- Born: Artie Francis Young February 24, 1915 Pasadena, California, U.S.
- Died: July 30, 1989
- Other names: Artie Brandon, Artie Brandon Reed, Artie Brandon Young Reed, Artie Young Davis, Artie Davis
- Spouse(s): Eddie Brandon (divorced), Leonard Reed (divorced)

= Artie Young =

American actress (c. 1915–1989)

Artie Francis Young (February 24, 1915 – July 30, 1989) was an African-American dancer, and actress of theater and film in the 1930s and 1940s. Her film work includes soundies. Young was considered one of the prettiest girls from Harlem in the 1940s. She went by many name variations, including Artie Brandon, Artie Brandon Young Reed, and Artie Young Davis.

==Biography ==
Artie Francis Young was born in c. 1916 in Pasadena, California.

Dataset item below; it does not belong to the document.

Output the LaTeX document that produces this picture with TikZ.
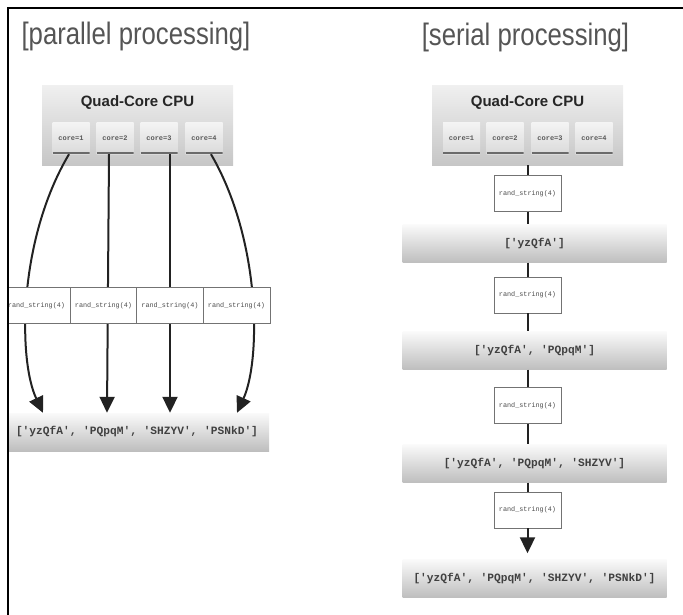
\documentclass[tikz,border=0pt]{standalone}
\usepackage{fontspec}
\setmainfont{Liberation Sans}
\setmonofont{Liberation Mono}
\newfontfamily\titlefont[FakeStretch=0.83]{Liberation Sans}
\usetikzlibrary{arrows.meta}
\definecolor{titlegray}{HTML}{555555}
\definecolor{wirecol}{HTML}{222222}
\definecolor{cputop}{HTML}{F0F0F0}
\definecolor{cpubot}{HTML}{C6C6C6}
\definecolor{listtop}{HTML}{FAFAFA}
\definecolor{listbot}{HTML}{BEBEBE}
\definecolor{coretop}{HTML}{F4F4F4}
\definecolor{corebot}{HTML}{DADADA}
\definecolor{corebar}{HTML}{6A6A6A}

\begin{document}
\begin{tikzpicture}[x=1pt, y=-1pt,
  heading/.style={text=titlegray, font=\titlefont\fontsize{31}{31}\selectfont},
  cpu/.style={top color=cputop, bottom color=cpubot, minimum width=191pt, minimum height=80pt, inner sep=0pt},
  cpulabel/.style={font=\bfseries\fontsize{15}{15}\selectfont, text=black!85},
  core/.style={top color=coretop, bottom color=corebot, minimum width=37pt, minimum height=32pt, inner sep=0pt,
    font=\ttfamily\bfseries\fontsize{7}{7}\selectfont, text=black!65,
    path picture={\draw[corebar, line width=2pt] ([yshift=1pt]path picture bounding box.south west) -- ([yshift=1pt]path picture bounding box.south east);}},
  job/.style={draw=black!55, fill=white, line width=0.6pt, minimum width=67pt, minimum height=36pt, inner sep=0pt,
    font=\ttfamily\fontsize{6.8}{6.8}\selectfont, text=black!70},
  result/.style={top color=listtop, bottom color=listbot, minimum width=264pt, minimum height=38pt, inner sep=0pt,
    font=\ttfamily\bfseries\fontsize{11.2}{11.2}\selectfont, text=black!75},
  wire/.style={draw=wirecol, line width=2pt},
  arrowtip/.style={-{Triangle[length=16pt, width=15pt]}}
]
  \useasboundingbox (0,0) rectangle (683,614);

  \begin{scope}
  \clip (9,0) rectangle (683,614);
  % parallel
  \node[heading] (tP) at (136,36) {[parallel processing]};
  \node[cpu] (cpuP) at (137.5,125) {};
  \node[cpulabel] (qP) at (137.5,103) {Quad-Core CPU};
  \foreach \i/\x in {1/71, 2/115, 3/159, 4/204}
    \node[core] (cP\i) at (\x,138) {core=\i};
  \node[result] (lP) at (137,432) {['yzQfA', 'PQpqM', 'SHZYV', 'PSNkD']};
  \draw[wire, arrowtip] ([xshift=-2pt]cP1.south) .. controls (18,240) and (18,360) .. ([xshift=-94pt]lP.north);
  \draw[wire, arrowtip] ([xshift=-6pt]cP2.south) -- ([xshift=-30pt]lP.north);
  \draw[wire, arrowtip] ([xshift=11pt]cP3.south) -- ([xshift=33pt]lP.north);
  \draw[wire, arrowtip] ([xshift=7pt]cP4.south) .. controls (261,240) and (261,360) .. ([xshift=100pt]lP.north);
  \foreach \i/\x in {1/36.5, 2/103.5, 3/170, 4/236.5}
    \node[job] (rP\i) at (\x,305.5) {rand\_string(4)};
  \end{scope}

  % serial
  \node[heading] (tS) at (525.5,37) {[serial processing]};
  \node[cpu] (cpuS) at (527.5,125) {};
  \node[cpulabel] (qS) at (527.5,103) {Quad-Core CPU};
  \foreach \i/\x in {1/461.5, 2/505, 3/550, 4/594}
    \node[core] (cS\i) at (\x,138) {core=\i};
  \node[job] (rS1) at (527.5,193.5) {rand\_string(4)};
  \node[result] (lS1) at (534.5,243.5) {['yzQfA']};
  \node[job] (rS2) at (527.5,295) {rand\_string(4)};
  \node[result] (lS2) at (534.5,350.5) {['yzQfA', 'PQpqM']};
  \node[job] (rS3) at (527.5,405.5) {rand\_string(4)};
  \node[result] (lS3) at (534.5,463.5) {['yzQfA', 'PQpqM', 'SHZYV']};
  \node[job] (rS4) at (527.5,510) {rand\_string(4)};
  \node[result] (lS4) at (534.5,578.5) {['yzQfA', 'PQpqM', 'SHZYV', 'PSNkD']};
  \draw[wire] (cpuS) -- (rS1);
  \draw[wire] (rS1.south) -- (rS1.south |- lS1.north);
  \draw[wire] (lS1.south -| rS2) -- (rS2.north);
  \draw[wire] (rS2.south) -- (rS2.south |- lS2.north);
  \draw[wire] (lS2.south -| rS3) -- (rS3.north);
  \draw[wire] (rS3.south) -- (rS3.south |- lS3.north);
  \draw[wire] (lS3.south -| rS4) -- (rS4.north);
  \draw[wire, arrowtip, shorten >=6pt] (rS4.south) -- (rS4.south |- lS4.north);

  % frame
  \draw[line width=2.5pt, line cap=rect] (683,8) -- (8,8) -- (8,614);
\end{tikzpicture}
\end{document}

The beginning of 1939 saw Young performing as the primary female interest in two films alongside the lead Herb Jeffries, Harlem Rides the Range and The Bronze Buckaroo. While performing with the Swing Mikado company in August of 1939, Young and her fellow performers were denied service at a cocktail lounge in Los Angeles due to being African American. Her group filed a lawsuit against the cocktail lounge location and the suit was settled in October of 1940. She was a cast member and dancer in Duke Ellington's revue Jump For Joy (1941), a socially significant show for its outspokenness on racial matters of the time.

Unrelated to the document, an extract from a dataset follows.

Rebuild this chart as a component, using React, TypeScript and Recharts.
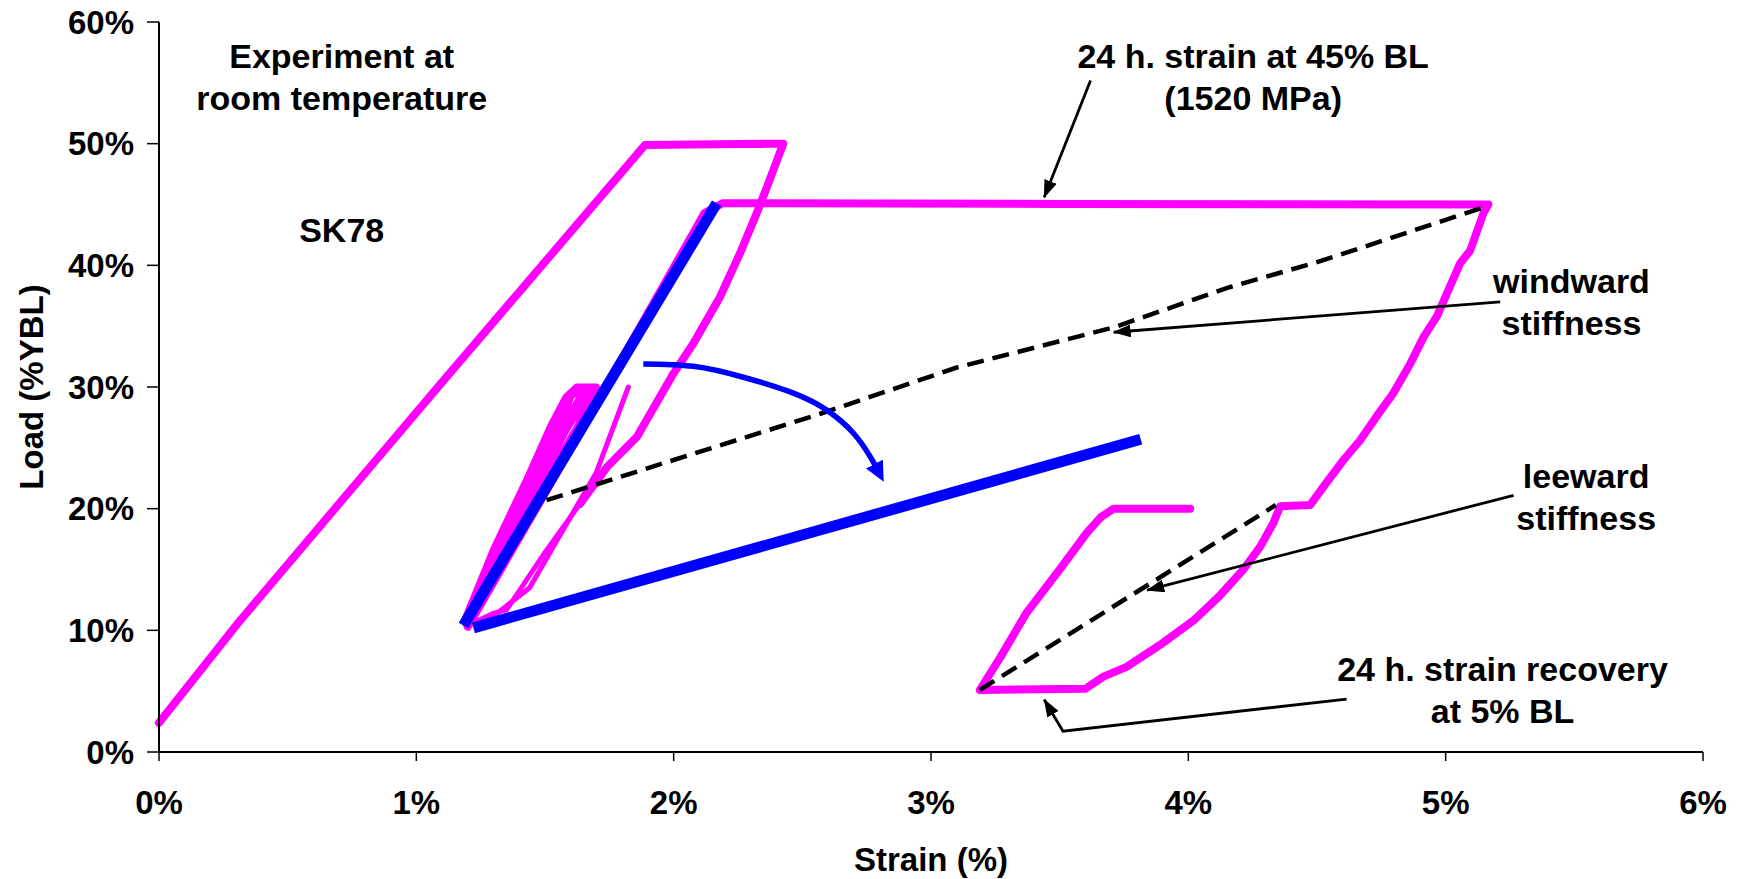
import { Label, Line, LineChart, ReferenceDot, XAxis, YAxis } from 'recharts'

const strainTicks = [0, 1, 2, 3, 4, 5, 6]
const loadTicks = [0, 10, 20, 30, 40, 50, 60]

// first loading to 50% BL and the unloading branch down to 20%
const firstLoad = [
  [0, 2.4], [0.315, 10.8], [1.092, 30.2], [1.889, 49.9], [2.426, 50.0], [2.362, 46.4], [2.323, 44.3],
  [2.258, 41.0], [2.18, 37.4], [2.077, 33.6], [1.999, 31.1], [1.857, 25.9], [1.74, 23.4], [1.636, 20.4],
]
const unloadTail = [[1.636, 20.4], [1.5, 16.4], [1.351, 11.7], [1.299, 11.4], [1.209, 10.5]]
const spikeCycle = [[1.26, 10.5], [1.44, 13.5], [1.7, 23.0], [1.824, 30.0]]
// cycles between 10% and 30% BL
const cycleBand = [
  [1.183, 10.6], [1.299, 16.6], [1.429, 22.4], [1.52, 26.7], [1.582, 29.2], [1.623, 30.0], [1.69, 30.0],
  [1.589, 26.7], [1.478, 22.4], [1.325, 16.6], [1.2, 10.6], [1.305, 16.6], [1.44, 22.4], [1.537, 26.7],
  [1.59, 29.2], [1.632, 30.0], [1.66, 30.0], [1.568, 26.7], [1.46, 22.4], [1.318, 16.6], [1.195, 10.5],
  [1.312, 16.6], [1.453, 22.4], [1.555, 26.7], [1.6, 29.2], [1.645, 30.0], [1.7, 30.0], [1.625, 26.7],
  [1.503, 22.4], [1.339, 16.6], [1.21, 10.5],
]
// reload to 45%, 24 h hold, unloading to 5%, recovery, reload to 20%
const creepPath = [
  [1.2, 10.3], [1.7, 28.6], [2.12, 44.3], [2.19, 45.1], [3.5, 45.05], [5.166, 45.0], [5.147, 44.3],
  [5.095, 41.2], [5.057, 40.2], [5.005, 37.7], [4.966, 35.8], [4.914, 34.1], [4.862, 31.9], [4.797, 29.5],
  [4.732, 27.6], [4.667, 25.6], [4.603, 24.0], [4.525, 21.8], [4.473, 20.3], [4.357, 20.2], [4.33, 18.8],
  [4.28, 16.9], [4.214, 15.0], [4.12, 12.8], [4.02, 10.8], [3.89, 8.8], [3.76, 7.0], [3.67, 6.2],
  [3.6, 5.2], [3.19, 5.1], [3.27, 7.8], [3.37, 11.4], [3.5, 15.0], [3.605, 18.0], [3.66, 19.3],
  [3.71, 20.0], [4.007, 20.0],
]

const blueLoad = [[1.183, 10.4], [2.167, 45.1]]
const blueUnload = [[1.222, 10.2], [3.815, 25.7]]
const blueTurn = [
  [1.882, 31.9], [2.077, 31.7], [2.271, 30.8], [2.465, 29.5], [2.595, 28.1], [2.699, 26.2], [2.763, 24.3],
  [2.782, 23.6],
]

const windward = [
  [1.506, 20.7], [2.0, 24.0], [2.57, 27.8], [3.1, 31.6], [3.71, 34.9], [4.16, 38.2], [4.49, 40.2],
  [4.68, 41.5], [5.166, 44.9],
]
const leeward = [[3.19, 5.1], [4.34, 20.3]]

const arrowHold = [[3.62, 55.2], [3.44, 45.6]]
const arrowWindward = [[5.212, 37.0], [3.71, 34.5]]
const arrowLeeward = [[5.264, 21.1], [3.84, 13.3]]
const arrowRecovery = [[4.615, 4.35], [3.513, 1.71], [3.44, 4.3]]

const noteText = [
  ['Experiment at', 'room temperature'],
  ['SK78'],
  ['24 h. strain at 45% BL', '(1520 MPa)'],
  ['windward', 'stiffness'],
  ['leeward', 'stiffness'],
  ['24 h. strain recovery', 'at 5% BL'],
]
const noteX = [0.71, 0.71, 4.252, 5.489, 5.546, 5.221]
const noteY = [57.2, 42.9, 57.2, 38.7, 22.7, 6.83]

const FONT = '"Liberation Sans", Arial, sans-serif'
const MAGENTA = '#ff00ff'
const BLUE = '#0000ff'

const pts = (arr: number[][]) => arr.map(([x, y]) => ({ x, y }))

function noteShape(lines: string[]) {
  return (p: any) => (
    <text x={p.cx} y={p.cy} textAnchor="middle" fontFamily={FONT} fontWeight="bold" fontSize={34} fill="#000">
      {lines.map((l, i) => (
        <tspan key={i} x={p.cx} dy={i === 0 ? '0.35em' : 42}>{l}</tspan>
      ))}
    </text>
  )
}

function XTitle(props: any) {
  const vb = props.viewBox
  return (
    <text x={vb.x + vb.width / 2} y={vb.y + 107} textAnchor="middle" dominantBaseline="central"
      fontFamily={FONT} fontWeight="bold" fontSize={33}>Strain (%)</text>
  )
}

function YTitle(props: any) {
  const vb = props.viewBox
  const x = vb.x + 31
  const y = vb.y + vb.height / 2
  return (
    <text x={x} y={y} transform={`rotate(-90, ${x}, ${y})`} textAnchor="middle" dominantBaseline="central"
      fontFamily={FONT} fontWeight="bold" fontSize={33}>Load (%YBL)</text>
  )
}

const pct = (v: number) => `${v}%`
const tickStyle = { fill: '#000', fontSize: 33, fontWeight: 'bold', fontFamily: FONT }

export default function App() {
  return (
    <div style={{ position: 'absolute', left: 0, top: 0, width: 1745, height: 879, background: '#fff' }}>
      <LineChart width={1745} height={879} margin={{ top: 22, right: 42, left: 0, bottom: 0 }}>
        <defs>
          <marker id="arrowBlack" viewBox="0 0 18 13" refX={17} refY={6.5} markerWidth={18} markerHeight={13}
            markerUnits="userSpaceOnUse" orient="auto">
            <path d="M0,0 L18,6.5 L0,13 z" fill="#000" />
          </marker>
          <marker id="arrowBlue" viewBox="0 0 20 19" refX={1} refY={9.5} markerWidth={20} markerHeight={19}
            markerUnits="userSpaceOnUse" orient="auto">
            <path d="M0,0 L20,9.5 L0,19 z" fill={BLUE} />
          </marker>
        </defs>
        <XAxis type="number" dataKey="x" domain={[0, 6]} ticks={strainTicks} tickFormatter={pct}
          height={127} tickSize={9} tickMargin={30} tick={tickStyle}
          axisLine={{ stroke: '#000', strokeWidth: 2 }} tickLine={{ stroke: '#000', strokeWidth: 1.5 }}>
          <Label content={XTitle} />
        </XAxis>
        <YAxis type="number" dataKey="y" domain={[0, 60]} ticks={loadTicks} tickFormatter={pct}
          width={159} tickSize={12} tickMargin={13} tick={tickStyle}
          axisLine={{ stroke: '#000', strokeWidth: 2 }} tickLine={{ stroke: '#000', strokeWidth: 1.5 }}>
          <Label content={YTitle} />
        </YAxis>
        <XAxis xAxisId="top" orientation="top" type="number" dataKey="x" domain={[0, 6]} height={0}
          tick={false} tickLine={false} axisLine={{ stroke: '#8c8c8c', strokeWidth: 2 }} />
        <YAxis yAxisId="right" orientation="right" type="number" dataKey="y" domain={[0, 60]} width={0}
          tick={false} tickLine={false} axisLine={{ stroke: '#8c8c8c', strokeWidth: 2 }} />

        <Line data={pts(cycleBand)} dataKey="y" type="linear" stroke={MAGENTA} strokeWidth={7} dot={false}
          strokeLinejoin="round" isAnimationActive={false} />
        <Line data={pts(spikeCycle)} dataKey="y" type="linear" stroke={MAGENTA} strokeWidth={5} dot={false}
          strokeLinecap="round" isAnimationActive={false} />
        <Line data={pts(unloadTail)} dataKey="y" type="linear" stroke={MAGENTA} strokeWidth={5} dot={false}
          isAnimationActive={false} />
        <Line data={pts(firstLoad)} dataKey="y" type="linear" stroke={MAGENTA} strokeWidth={8} dot={false}
          strokeLinejoin="round" strokeLinecap="round" isAnimationActive={false} />
        <Line data={pts(creepPath)} dataKey="y" type="linear" stroke={MAGENTA} strokeWidth={8} dot={false}
          strokeLinejoin="round" strokeLinecap="round" isAnimationActive={false} />

        <Line data={pts(windward)} dataKey="y" type="linear" stroke="#000" strokeWidth={4.5}
          strokeDasharray="17 9" dot={false} isAnimationActive={false} />
        <Line data={pts(leeward)} dataKey="y" type="linear" stroke="#000" strokeWidth={4.5}
          strokeDasharray="17 9" dot={false} isAnimationActive={false} />

        <Line data={pts(blueLoad)} dataKey="y" type="linear" stroke={BLUE} strokeWidth={11} dot={false}
          isAnimationActive={false} />
        <Line data={pts(blueUnload)} dataKey="y" type="linear" stroke={BLUE} strokeWidth={11} dot={false}
          isAnimationActive={false} />
        <Line data={pts(blueTurn)} dataKey="y" type="natural" stroke={BLUE} strokeWidth={5.5} dot={false}
          markerEnd="url(#arrowBlue)" isAnimationActive={false} />

        <Line data={pts(arrowHold)} dataKey="y" type="linear" stroke="#000" strokeWidth={2.8} dot={false}
          markerEnd="url(#arrowBlack)" isAnimationActive={false} />
        <Line data={pts(arrowWindward)} dataKey="y" type="linear" stroke="#000" strokeWidth={2.8} dot={false}
          markerEnd="url(#arrowBlack)" isAnimationActive={false} />
        <Line data={pts(arrowLeeward)} dataKey="y" type="linear" stroke="#000" strokeWidth={2.8} dot={false}
          markerEnd="url(#arrowBlack)" isAnimationActive={false} />
        <Line data={pts(arrowRecovery)} dataKey="y" type="linear" stroke="#000" strokeWidth={2.8} dot={false}
          markerEnd="url(#arrowBlack)" isAnimationActive={false} />

        {noteText.map((lines, i) => (
          <ReferenceDot key={i} x={noteX[i]} y={noteY[i]} r={0} shape={noteShape(lines)} />
        ))}
      </LineChart>
    </div>
  )
}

By 1945, Young had temporarily stopped performing in theatre and was working as a checkroom attendant at the nightclub Shepp's Playhouse in the Bronzeville neighborhood of Los Angeles (now Little Tokyo). In May 1946, she was in "Don't Go Home Yet" and was dance partners with Foster Johnson, they performed at the Finale Club in San Francisco. By July 1946, Young was back in New York City performing in "Zanzibar".

==Theater==
- The Mikado - In Swing (1939)
- Jump for Joy (1941)
- Zanzibar (1946)

==Filmography==
- Life Goes On (1938) as Alice
- Harlem Rides the Range (1939)
- The Bronze Buckaroo (1939)
- The Walls Keep Talking (1942), a soundie
- Cabin in the Sky (1943)
- Stormy Weather (1943)

==Personal life==
Young was married to fellow actor Eddie Brandon, though she filed for divorce against her husband in September of 1938 for "cruelty and incompatibility". She remarried in August of 1943 to producer Leonard Reed, though she filed for divorce against Reed in August of 1945 citing "mental cruelty".